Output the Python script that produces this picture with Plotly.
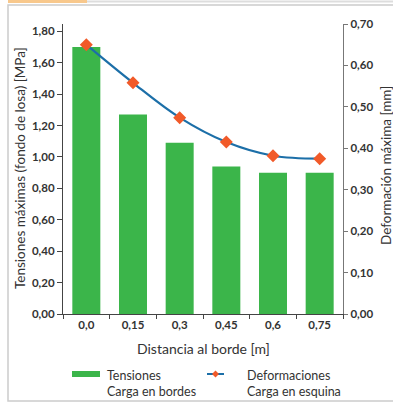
import plotly.graph_objects as go

categories = ["0,0", "0,15", "0,3", "0,45", "0,6", "0,75"]
tensiones = [1.70, 1.27, 1.09, 0.94, 0.90, 0.90]
deformaciones = [0.650, 0.558, 0.474, 0.415, 0.382, 0.375]
y1_ticks = [0, 0.2, 0.4, 0.6, 0.8, 1.0, 1.2, 1.4, 1.6, 1.8]
y2_ticks = [0, 0.1, 0.2, 0.3, 0.4, 0.5, 0.6, 0.7]

W, H = 393, 403
L, R, T, B = 63, 50, 24, 89
PW, PH = W - L - R, H - T - B


def px(x):
    return (x - L) / PW


def py(y):
    return (H - B - y) / PH


GREEN = "#3bb54a"
BLUE = "#1c6fa8"
ORANGE = "#f15a29"
TXT = "#333333"
FONT = "Lato"

fig = go.Figure()
fig.add_trace(go.Bar(x=categories, y=tensiones, marker=dict(color=GREEN, line=dict(width=0)),
                     width=0.6, showlegend=False, yaxis="y"))
fig.add_trace(go.Scatter(x=categories, y=deformaciones, mode="lines+markers",
                         line=dict(color=BLUE, width=2.2, shape="spline", smoothing=1.0),
                         marker=dict(symbol="diamond", size=10, color=ORANGE),
                         showlegend=False, yaxis="y2"))

shapes = [
    # frame
    dict(type="rect", xref="paper", yref="paper", x0=px(8), x1=px(400), y0=py(401), y1=py(5),
         line=dict(color="#cccccc", width=1.5), layer="below"),
    dict(type="rect", xref="paper", yref="paper", x0=px(8), x1=px(87), y0=py(3), y1=py(0),
         fillcolor="#f8c88c", line=dict(width=0)),
    dict(type="line", xref="paper", yref="paper", x0=px(87), x1=px(393), y0=py(1.5), y1=py(1.5),
         line=dict(color="#dddddd", width=2)),
    # legend symbols
    dict(type="rect", xref="paper", yref="paper", x0=px(72), x1=px(100), y0=py(377), y1=py(371),
         fillcolor=GREEN, line=dict(width=0)),
    dict(type="line", xref="paper", yref="paper", x0=px(207), x1=px(224), y0=py(374), y1=py(374),
         line=dict(color=BLUE, width=2)),
    dict(type="path", xref="paper", yref="paper",
         path=f"M {px(215.5)} {py(370.5)} L {px(219)} {py(374)} L {px(215.5)} {py(377.5)} L {px(212)} {py(374)} Z",
         fillcolor=ORANGE, line=dict(width=0)),
]

annotations = [
    dict(xref="paper", yref="paper", x=px(105), y=py(366), xanchor="left", yanchor="top",
         text="Tensiones<br>Carga en bordes", showarrow=False, align="left",
         font=dict(family=FONT, size=12.5, color=TXT)),
    dict(xref="paper", yref="paper", x=px(245), y=py(366), xanchor="left", yanchor="top",
         text="Deformaciones<br>Carga en esquina", showarrow=False, align="left",
         font=dict(family=FONT, size=12.5, color=TXT)),
    # axis titles
    dict(xref="paper", yref="paper", x=px(203), y=py(348), xanchor="center", yanchor="middle",
         text="Distancia al borde [m]", showarrow=False,
         font=dict(family=FONT, size=14, color=TXT)),
    dict(xref="paper", yref="paper", x=px(20), y=py(168), xanchor="center", yanchor="middle",
         text="Tensiones máximas (fondo de losa) [MPa]", showarrow=False, textangle=-90,
         font=dict(family=FONT, size=13.5, color=TXT)),
    dict(xref="paper", yref="paper", x=px(386), y=py(166), xanchor="center", yanchor="middle",
         text="Deformación máxima [mm]", showarrow=False, textangle=-90,
         font=dict(family=FONT, size=13.5, color=TXT)),
]

fig.update_layout(
    width=W, height=H,
    margin=dict(l=L, r=R, t=T, b=B, autoexpand=False),
    paper_bgcolor="white", plot_bgcolor="white",
    separators=",.",
    font=dict(family=FONT, color=TXT),
    bargap=0.4,
    xaxis=dict(type="category", showline=True, linecolor="#444444", linewidth=1.2,
               ticks="outside", tickson="boundaries", ticklen=4, tickcolor="#444444",
               tickfont=dict(family=FONT, size=11.5, color=TXT, weight="bold"),
               showgrid=False, zeroline=False, automargin=False),
    yaxis=dict(range=[0, 1.847], tickvals=y1_ticks, tickformat=".2f", showline=True,
               linecolor="#444444", linewidth=1.2, ticks="outside", ticklen=5, tickcolor="#444444",
               tickfont=dict(family=FONT, size=11.5, color=TXT, weight="bold"),
               showgrid=False, zeroline=False, automargin=False),
    yaxis2=dict(range=[0, 0.7], tickvals=y2_ticks, tickformat=".2f", overlaying="y", side="right",
                showline=True, linecolor="#777777", linewidth=1.2, ticks="outside", ticklen=4,
                tickcolor="#777777",
                tickfont=dict(family=FONT, size=11.5, color=TXT, weight="bold"),
                showgrid=False, zeroline=False, automargin=False),
    shapes=shapes,
    annotations=annotations,
)

fig.write_html("out.html", config={"displayModeBar": False},
               post_script="document.body.style.margin='0';document.body.style.overflow='hidden';")
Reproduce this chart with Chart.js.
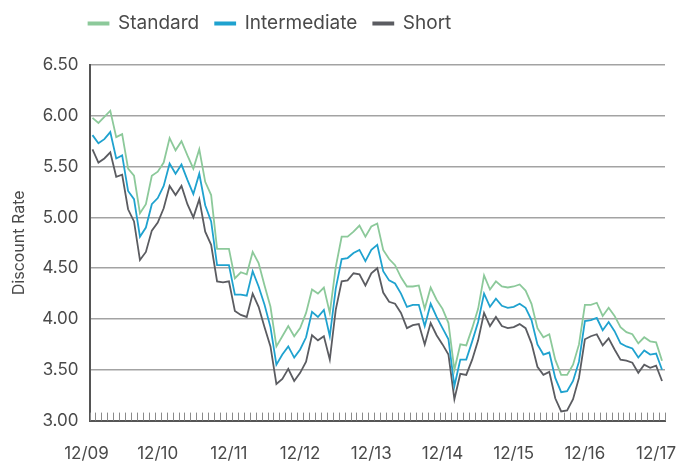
<!DOCTYPE html>
<html>
<head>
<meta charset="utf-8">
<script src="https://cdn.jsdelivr.net/npm/chart.js@4"></script>
<style>
  body { margin: 0; background: #fff; }
  #wrap { width: 696px; height: 464px; }
</style>
</head>
<body>
<div id="wrap"><canvas id="rateChart" width="696" height="464"></canvas></div>
<script>
// Tick labels shown on the x axis (one per year, December)
const yearLabels = ['12/09', '12/10', '12/11', '12/12', '12/13', '12/14', '12/15', '12/16', '12/17'];

// Monthly categories 12/09 .. 12/17
const months = [];
for (let i = 0; i <= 96; i++) {
    const m = (11 + i) % 12 + 1;
    const y = 9 + Math.floor((11 + i) / 12);
    months.push(m + '/' + String(y).padStart(2, '0'));
}

const standard = [
    5.98, 5.93, 5.99, 6.05, 5.79, 5.82, 5.48, 5.41, 5.04, 5.13,
    5.41, 5.45, 5.54, 5.78, 5.66, 5.75, 5.61, 5.48, 5.67, 5.35,
    5.22, 4.69, 4.69, 4.69, 4.40, 4.46, 4.44, 4.66, 4.55, 4.33,
    4.12, 3.73, 3.83, 3.93, 3.83, 3.91, 4.06, 4.29, 4.25, 4.31,
    4.06, 4.51, 4.81, 4.81, 4.86, 4.92, 4.81, 4.91, 4.94, 4.68,
    4.59, 4.53, 4.41, 4.32, 4.32, 4.33, 4.10, 4.31, 4.19, 4.10,
    3.96, 3.50, 3.75, 3.74, 3.91, 4.10, 4.43, 4.29, 4.37, 4.32,
    4.31, 4.32, 4.34, 4.28, 4.15, 3.91, 3.82, 3.85, 3.60, 3.45,
    3.45, 3.55, 3.75, 4.14, 4.14, 4.16, 4.03, 4.11, 4.03, 3.92,
    3.87, 3.85, 3.76, 3.82, 3.78, 3.77, 3.59
];
const intermediate = [
    5.81, 5.73, 5.77, 5.84, 5.58, 5.61, 5.26, 5.18, 4.81, 4.90,
    5.13, 5.19, 5.31, 5.53, 5.43, 5.52, 5.37, 5.23, 5.43, 5.12,
    4.96, 4.53, 4.53, 4.53, 4.24, 4.24, 4.23, 4.47, 4.32, 4.14,
    3.92, 3.55, 3.65, 3.73, 3.62, 3.70, 3.82, 4.07, 4.02, 4.09,
    3.83, 4.30, 4.59, 4.60, 4.65, 4.68, 4.57, 4.68, 4.73, 4.47,
    4.38, 4.35, 4.25, 4.12, 4.14, 4.14, 3.93, 4.15, 4.02, 3.91,
    3.80, 3.34, 3.60, 3.60, 3.78, 3.97, 4.25, 4.12, 4.20, 4.13,
    4.11, 4.12, 4.15, 4.11, 3.99, 3.75, 3.65, 3.67, 3.42, 3.28,
    3.29, 3.39, 3.58, 3.98, 3.99, 4.01, 3.89, 3.97, 3.88, 3.76,
    3.73, 3.71, 3.62, 3.69, 3.65, 3.66, 3.50
];
const short = [
    5.67, 5.54, 5.58, 5.64, 5.40, 5.42, 5.08, 4.96, 4.58, 4.66,
    4.87, 4.95, 5.09, 5.31, 5.22, 5.31, 5.13, 5.00, 5.18, 4.86,
    4.73, 4.37, 4.36, 4.37, 4.08, 4.04, 4.02, 4.25, 4.12, 3.92,
    3.73, 3.36, 3.41, 3.51, 3.39, 3.47, 3.58, 3.84, 3.79, 3.83,
    3.60, 4.09, 4.37, 4.38, 4.45, 4.44, 4.33, 4.45, 4.50, 4.26,
    4.17, 4.15, 4.06, 3.91, 3.94, 3.95, 3.75, 3.96, 3.84, 3.75,
    3.65, 3.21, 3.46, 3.45, 3.60, 3.79, 4.06, 3.93, 4.02, 3.93,
    3.91, 3.92, 3.95, 3.91, 3.76, 3.53, 3.45, 3.48, 3.22, 3.09,
    3.10, 3.21, 3.42, 3.80, 3.83, 3.85, 3.74, 3.81, 3.70, 3.60,
    3.59, 3.57, 3.47, 3.55, 3.52, 3.54, 3.39
];

const FONT = 'Inter, "Open Sans", sans-serif';
const TEXT = '#4a4a4a';
const LEGEND_PAD = 16;

// small monthly tick marks standing up from the x axis
const monthTicks = {
    id: 'monthTicks',
    afterDraw(chart) {
        const xs = chart.scales.x;
        const c = chart.ctx;
        const step = (xs.right - xs.left) / months.length;
        const bottom = chart.chartArea.bottom;
        c.save();
        c.strokeStyle = '#8a8a8a';
        c.lineWidth = 1;
        for (let k = 0; k <= months.length; k++) {
            const x = Math.round(xs.left + k * step) + 0.5;
            c.beginPath();
            c.moveTo(x, bottom - 8);
            c.lineTo(x, bottom);
            c.stroke();
        }
        c.restore();
    }
};

// legend: extra room below it, and line it up with the plot's left edge
const legendPlace = {
    id: 'legendPlace',
    beforeInit(chart) {
        const fit = chart.legend.fit;
        chart.legend.fit = function () {
            fit.bind(chart.legend)();
            this.height += 20;
        };
    },
    afterLayout(chart) {
        const L = chart.legend;
        const dx = (chart.chartArea.left - 1 - LEGEND_PAD) - L.left;
        L.left += dx;
        L.right += dx;
        L.top -= 2;
        L.bottom -= 2;
    }
};

const ctx = document.getElementById('rateChart').getContext('2d');
const rateChart = new Chart(ctx, {
    type: 'line',
    data: {
        labels: months,
        datasets: [{
            label: 'Standard',
            data: standard,
            borderColor: '#8cc99a',
            backgroundColor: '#8cc99a',
            borderWidth: 1.8,
            pointRadius: 0,
            tension: 0
        }, {
            label: 'Intermediate',
            data: intermediate,
            borderColor: '#1fa2cf',
            backgroundColor: '#1fa2cf',
            borderWidth: 1.8,
            pointRadius: 0,
            tension: 0
        }, {
            label: 'Short',
            data: short,
            borderColor: '#5b5c61',
            backgroundColor: '#5b5c61',
            borderWidth: 1.8,
            pointRadius: 0,
            tension: 0
        }]
    },
    options: {
        responsive: false,
        devicePixelRatio: 1,
        animation: false,
        layout: { padding: { left: 10, right: 31, top: 0, bottom: 0 } },
        plugins: {
            legend: {
                position: 'top',
                align: 'start',
                fullSize: false,
                labels: {
                    boxWidth: 20,
                    boxHeight: 2,
                    padding: LEGEND_PAD,
                    color: TEXT,
                    font: { family: FONT, size: 19 }
                }
            },
            tooltip: { enabled: false }
        },
        scales: {
            x: {
                type: 'category',
                offset: true,
                border: { display: true, color: '#555', width: 2 },
                grid: {
                    display: true,
                    drawOnChartArea: false,
                    drawTicks: true,
                    tickLength: 23,
                    tickColor: 'rgba(0,0,0,0)'
                },
                ticks: {
                    autoSkip: false,
                    maxRotation: 0,
                    minRotation: 0,
                    padding: 0,
                    labelOffset: -6,
                    color: TEXT,
                    font: { family: FONT, size: 17 },
                    callback: function (value, index) {
                        return index % 12 === 0 ? yearLabels[index / 12] : '';
                    }
                }
            },
            y: {
                min: 3,
                max: 6.5,
                border: { display: true, color: '#555', width: 2 },
                grid: { color: '#a3a3a3', lineWidth: 1.5, drawTicks: false },
                ticks: {
                    stepSize: 0.5,
                    padding: 11,
                    color: TEXT,
                    font: { family: FONT, size: 17 },
                    callback: v => v.toFixed(2)
                },
                title: {
                    display: true,
                    text: 'Discount Rate',
                    color: TEXT,
                    font: { family: FONT, size: 16 },
                    padding: { top: 0, bottom: 2 }
                }
            }
        }
    },
    plugins: [monthTicks, legendPlace]
});
</script>
</body>
</html>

________________________

• _Goal_: Only the lines from the top of the data through the line with "y2_ticks = [0, 0.1, 0.2, 0.3, 0.4, 0.5, 0.6, 0.7]" should be quoted, exactly and with both ends kept; skip the pictures.

• _Written reply_:
Output the Python script that produces this picture with Plotly.
import plotly.graph_objects as go

categories = ["0,0", "0,15", "0,3", "0,45", "0,6", "0,75"]
tensiones = [1.70, 1.27, 1.09, 0.94, 0.90, 0.90]
deformaciones = [0.650, 0.558, 0.474, 0.415, 0.382, 0.375]
y1_ticks = [0, 0.2, 0.4, 0.6, 0.8, 1.0, 1.2, 1.4, 1.6, 1.8]
y2_ticks = [0, 0.1, 0.2, 0.3, 0.4, 0.5, 0.6, 0.7]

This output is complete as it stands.